Monday Motivator: Talent is Merely Stubborn Pursuit

When we see a painting, we see countless years of work that went into understanding color and line and form, the creation of our own aesthetic languages, not to mention the hours the painting may have taken to make, in an instant. Often the most effortless looking works took the most amount of years of learned “looseness” – a lightness of touch to which so many painters strive.

Talent is merely the stubborn pursuit of something amazing.

Kimberly Brooks, “What is Talent?

We see a painting in an instant, and aim expect to be able to jump in at this point of painterly achievement ourselves straight away, rather than looking at everything that’s gone before to get the artist to this particular painting.

Monet’s early paintings and his later paintings aren’t only far apart in time, but also in what he’s trying to achieve, what he’s no longer wanting to do. Compare his Green Wave from 1867 to how he painted the sea in The Manneporte (Étretat) from 1883, and how his final water lilies series of paintings are all about patterns of colour rather than subject and focal point.


Believing it takes talent means you believe you haven’t got the inherent thing that’ll make you good at it, so you give up before you even start. Besides the issue of whether talent exists or not, there’s also the issue of believing that something is worth doing only if you’re going to excel at it.

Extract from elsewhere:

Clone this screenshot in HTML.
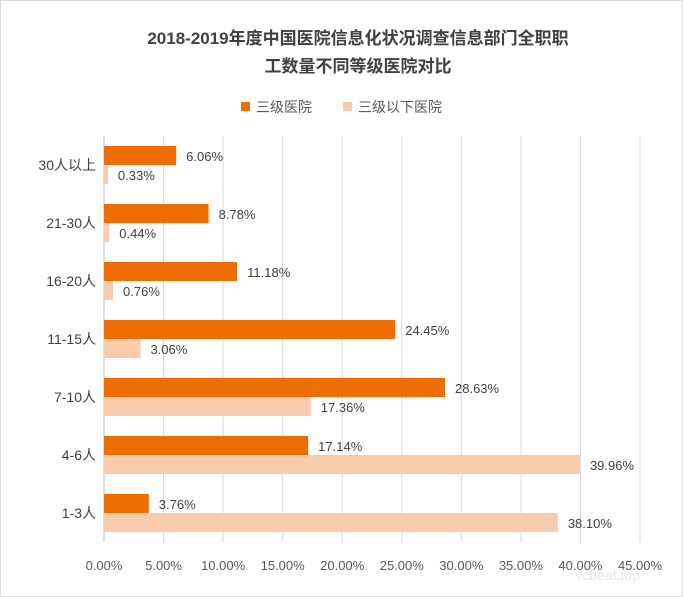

This belies the tremendous enjoyment to be had while you’re learning to do something, in the discovering, exploring, playing and experimenting, to see what happens and what there is. This doesn’t disappear if you never get very far up the perceived ladder that stretches towards “good”.

Certainly there’s frustration when what you’d like to be doing isn’t yet achievable, that gap between what you see in your mind’s eye and what your fingers translate onto the paper. Instead of giving up, use this to figure out what you still need to learn, where the gaps are, and see if you can fill this.